The consultation window remained open through the end of December, creating a three-month overhang. During that period, demand softened, sentiment deteriorated, and Bitcoin recorded one of its weakest quarters since 2018. Liquidity tightened not because of deteriorating fundamentals, but because large pools of capital were incentivized to wait on clarity.
In early January, price action shifted abruptly. Bitcoin rallied before any public resolution, followed shortly by two developments: Morgan Stanley filing for its own spot crypto ETFs, and MSCI reversing the proposed exclusions. While there is no confirmation of coordination, the timing illustrates how index policy and product launches can materially influence market structure. Bitcoin’s volatility in this window reflects how sensitive price can be to institutional plumbing rather than retail emotion.

🏛️ Venezuela’s Bitcoin Shadow Reserve
New intelligence reports suggest Venezuela may control one of the largest sovereign Bitcoin holdings in the world, estimated between 600,000 and 660,000 BTC. This alleged “shadow reserve” was reportedly accumulated over several years through gold swaps, sanctioned oil sales settled in USDT, and subsequent conversions into Bitcoin. If accurate, the scale rivals holdings attributed to major public entities and exceeds prior government liquidations by an order of magnitude.

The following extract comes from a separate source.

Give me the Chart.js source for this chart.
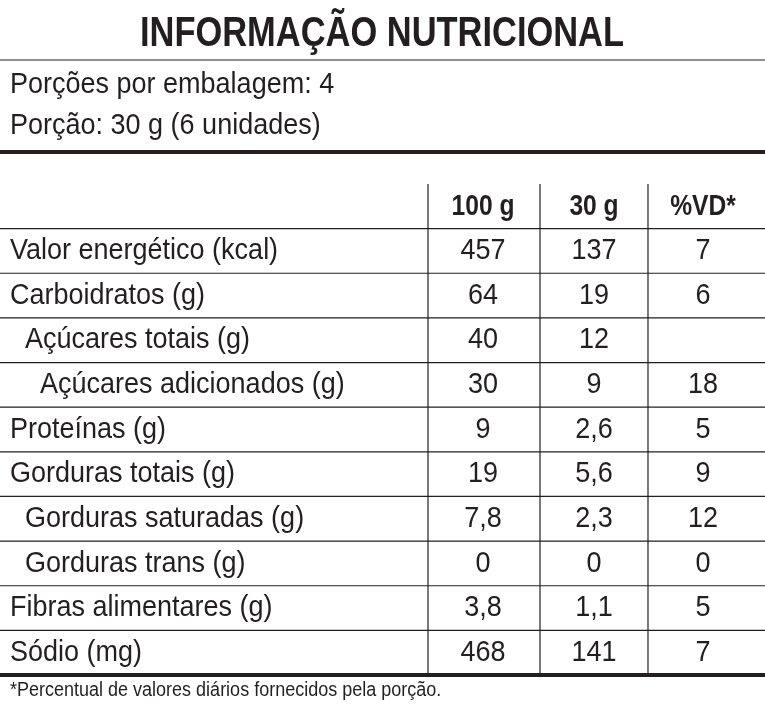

The market impact depends less on ownership than on liquidity. If these assets are frozen or entangled in long-term legal processes, they effectively exit circulating supply. Even partial lock-ups of this magnitude would materially tighten available Bitcoin, altering supply-demand dynamics through 2026 and beyond.

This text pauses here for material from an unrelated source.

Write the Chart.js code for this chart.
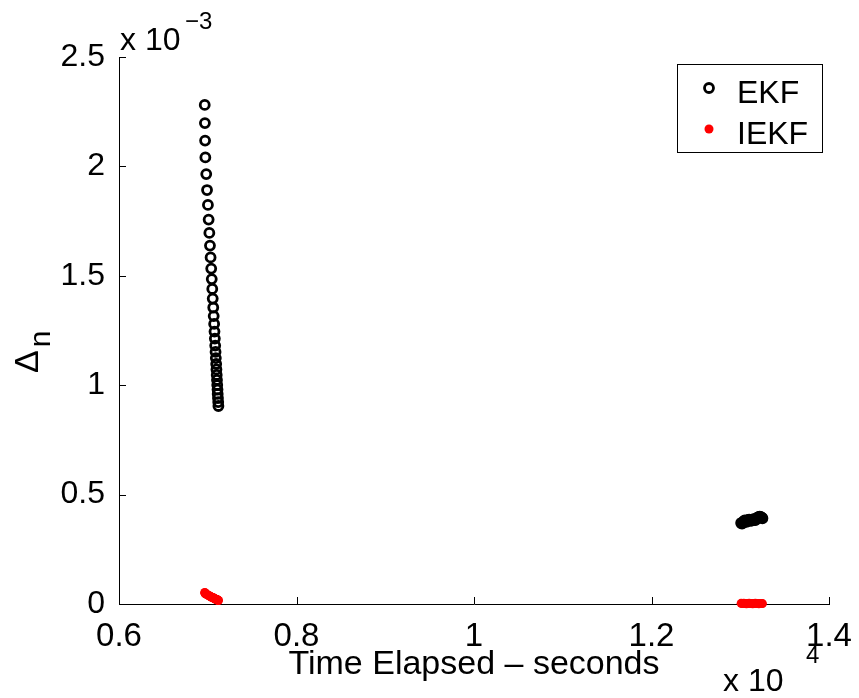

Historical precedent matters here. In 2024, the sale of roughly 50,000 BTC by the German state triggered weeks of market weakness. A reserve twelve times larger behaves very differently if immobilized. While outcomes remain uncertain, the second-order effect is clear: sovereign Bitcoin holdings now represent a structural variable markets can no longer ignore.

🎓 UAE Approves Bitcoin in Schools
The United Arab Emirates has approved Bitcoin education within its school system, marking a notable step in state-level normalization. Teaching Bitcoin in formal curricula moves the conversation beyond price and speculation toward technical understanding, monetary history, and digital infrastructure.
This approach reflects long-term thinking. Rather than reacting to volatility, the UAE is preparing future generations to understand open monetary networks as part of economic literacy. Education does not mandate adoption, but it lowers friction by replacing mystique with comprehension.
Over time, these decisions shape global competitiveness. Countries that treat Bitcoin as a subject to be understood rather than avoided position themselves to engage with emerging financial rails more effectively. Adoption often begins quietly in classrooms before it appears in balance sheets.